Take, for example, chapters 15 and 72 of the commemorative book: in the one is the text of the ‘motion’ he tabled on the floor of the Oyo State House of Chiefs in 1976, barely one year after publication of our 1975 article, asking for the elevation of both ‘Baale of Ibadan, Oba Gbadamosi Adebimpe and the Shoun of Ogbomoso, Oba Jimoh Ladunni, Ajagungbade III to status and position as Obas, each with ‘successors in title with perpetual right to wear beaded crowns’; and the other is a more recent ‘letter’ to Governor Ajimobi, requesting for similar elevation of six baales in different local government areas of Oyo State, including Saki East, Kajola, Iwayowa and Ibarapa.

The book in review is truly fascinating in content and physical presentation. It stretches over 278 pages of 77 items of primary historical documentations, captioned as ‘chapters’. It is printed in imperial gloss paper and bedecked with delightful selections from palace albums of elegant photographs that cover events of Oba Adeyemi’s eventful life in the past 80 years, fourty-seven as the Alaafin of Oyo.
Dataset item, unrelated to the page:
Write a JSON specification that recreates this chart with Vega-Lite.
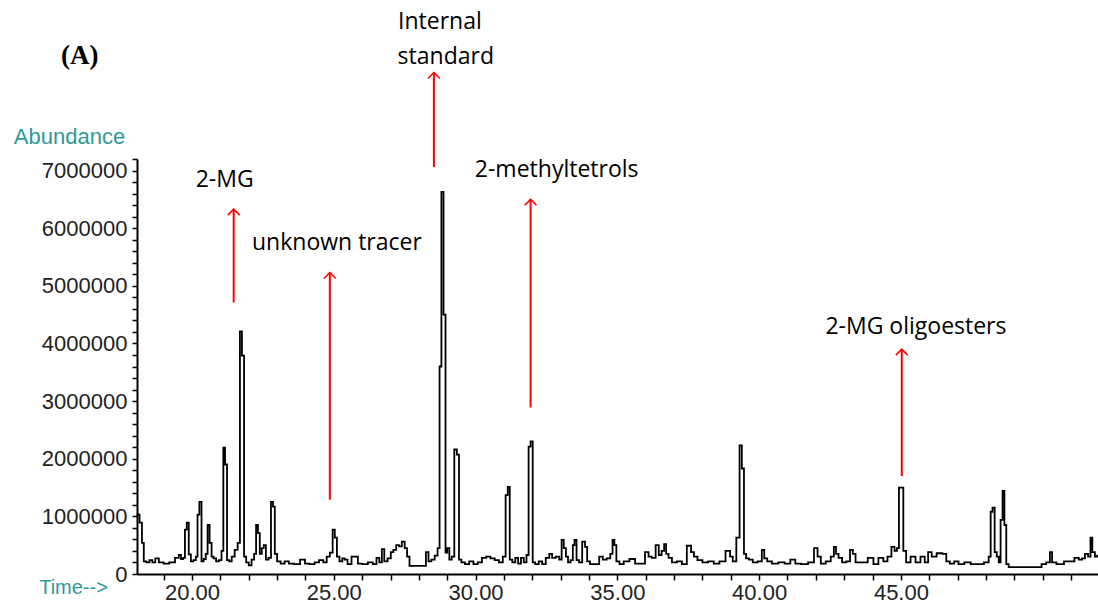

The contents provide evidence of the monarch as a prodigious writer, and they portray the enormity of his knowledge of issues, ranging from the strictly local to the national, international and global levels, often in defence and projection of Yoruba history, culture, traditional values and institutions.

The Alaafin of Oyo is a must-have and must-read for all with interest in the Yoruba, arguably Africa’s best known and most intensively researched single nationality and culture group.

Oba Lamidi Olayiwola Adeyemi III deserves our profound appreciation for the thoughtfulness in bequeathing to us and posterity this invaluable permanent record of his weighty voices in writing as foremost custodian of Yoruba history and culture on local, national, international and global issues and concerns.

Secondly, we charge the entire Nigerian academia across all disciplinary boundaries in the humanities, the social and earth sciences and, especially, those of us in history, to take urgent measures for a more comprehensive debriefing or downloading of Oba Lamidi Adeyemi, including ensuring his detailed autobiography or biography latest by his imminent 85th birthday, insha ALLAH, on the model of The Merchant Prince and Monarch: Oba Oladunni Oyewunmi, The Soun of Ogbomoso (2012), co-authored with Dr. Tunde Oduwobi by Emeritus Professor Jide Oduntikun, who incidentally is the Baapitan of Oyo.

Finally, we ask the monarch’s numerous friends and admirers, Nigerians and Non-Nigerians in the public and private sectors to mobilise resources in support of the long overdue Oba (Dr.) Lamidi Olayiwola Adeyemi III Chair of Yoruba Studies, most appropriately, at the Ajayi Crowther University, Oyo, sufficiently funded to do in the 21st century and beyond what the defunct multidisciplinary Yoruba Historical Research Scheme was able to do in the 1960’s and 1970’s.

This would be the most befitting way of immortalising and institutionalising Alaafin Adeyemi III, much like the Oba (Dr.) Sikiru Kayode Adetona Chair of Governance at the Olabisi Onabanjo University, Ago Iwoye, has been instituted to do for the Alaafin’s bosom friend and similarly cerebral Nigerian traditional ruler, the Awujale of Ijebuland.